Weekly Psalm 19: Mars

Here is your weekly reminder of Psalm 19 — Mars.

mars-globe-valles-marineris-enhanced-br2

This image shows Mars from 2500 km above its surface. The great slash covering more than half of Mars’ apparent diameter is Valles Marineris (Mariner Valley), named after its discoverer, the Mariner 9 orbiter that visited the Red Planet in the early 1970s. Valles Marineris dwarfs the Grand Canyon — it is 4,000 km long, 200 km wide, and in some parts it is 7 km deep. To put this into perspective, consider that the distance from Seattle to New York is 4,600 km.

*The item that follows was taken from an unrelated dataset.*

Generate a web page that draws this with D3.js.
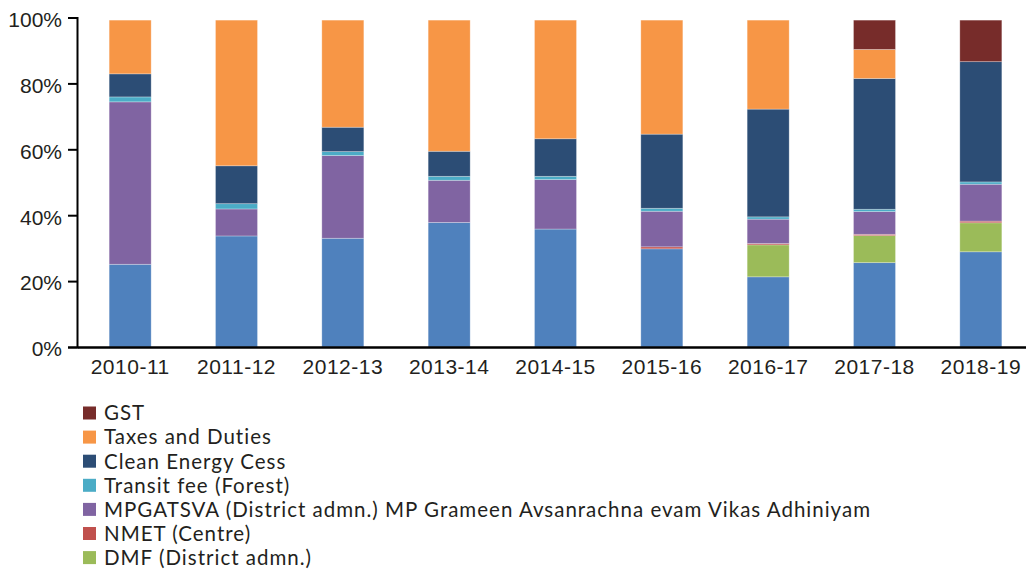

Why do we love Mars so much? I think it’s because for two centuries Mars offered the most tantalizing possibility of extraterrestrial life in the universe. It started in the 18th century when William Herschel was moved by similarities between the Red Planet and Earth to speculate that it may be inhabited, and was further fueled a century later by Giovanni Schiaparelli’s observations of what he thought were canals on its surface.

We’ve observed Mars in much greater detail through several NASA missions, including landers, and have found no compelling evidence that is now or has ever been inhabited. Yet that hardly seems to matter. Perhaps it is because Mars offers a challenge that’s tantalizingly within reach — to visit the planet and perhaps even colonize it — that we remain so fascinated with our nearest planetary neighbor.

Image credit:NASA/JPL-Caltech.

5 thoughts on “Weekly Psalm 19: Mars

  1. “We’ve observed Mars in much greater detail through several NASA missions, including landers, and have found no compelling evidence that is now or has ever been inhabited.”

    You’re obviously neck deep in the cover-up. Next, you’ll be telling us the moon landing was real. ;)

  2. “We’ve observed Mars in much greater detail through several NASA missions, including landers, and have found no compelling evidence that is now or has ever been inhabited.”

    Well, duh, the Martians moved underground after the great House Wars of Emperor Juuu’pli the Resplendent and the usurper Hiii’qwe the Scintillate. After the surface was scorched in the Battle of Red Blossom, which I believe it was around the 400th year of the ‘pli Dynasty, the Martians moved everyone still alive into underground cities, where they remain today.